The Privacy Commissioner has expressed a desire to take advantage of this extra-territorial application, as well as a new power to issue compliance notices to agencies who breach the Act. Based on the Commissioner’s comments, these notices are particularly likely to be issued for:

> serious breaches that the agency is unwilling to address;

> systemic or repeat breaches where no progress is made; or

> situations which require a middle person in the enforcement process, using up additional time and resources.

Failure to comply means the Commissioner can take enforcement proceedings in the Human Rights Review Tribunal. The agency can only object to enforcement if it believes the notice has been fully complied with.
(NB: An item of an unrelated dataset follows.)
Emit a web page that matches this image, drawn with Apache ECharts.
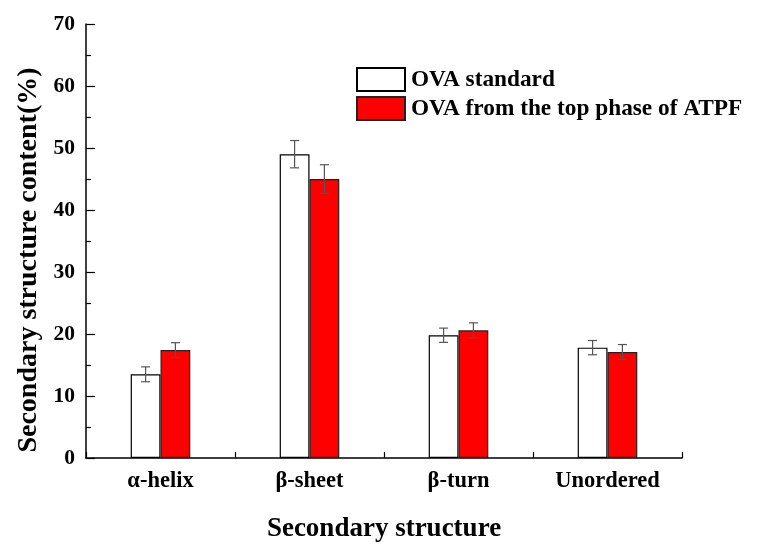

The major fines awarded overseas (like the recent £183 million issued against British Airways by the UK privacy regulator) are not available to the Commissioner under current privacy law or the new Privacy Bill. In fact, the largest amount awarded for a privacy matter in New Zealand was $168,000, which pales in comparison. However, the Commissioner is keen to work collaboratively with other New Zealand regulators to tackle privacy issues. The Commerce Commission, who are responsible for enforcing the Fair Trading Act 1986, are likely to be a key ally here as an action under the Fair Trading Act could result in fines of up to $600,000 per offence – with the highest fine to date hitting $1.885 million in 2018.

As we have seen from the ACCC action in Australia, re-framing privacy issues as consumer law issues is a potentially game-changing development in the regulatory approach – particularly in situations where an agency is found to have made misleading representations about what personal information is collected and how it is used.

Based on recent comments and the general trends worldwide,it’s clear that New Zealand’s Privacy Commissioner won’t be holding back when it comes to protecting the privacy of New Zealanders. Just like Google, he’ll be watching.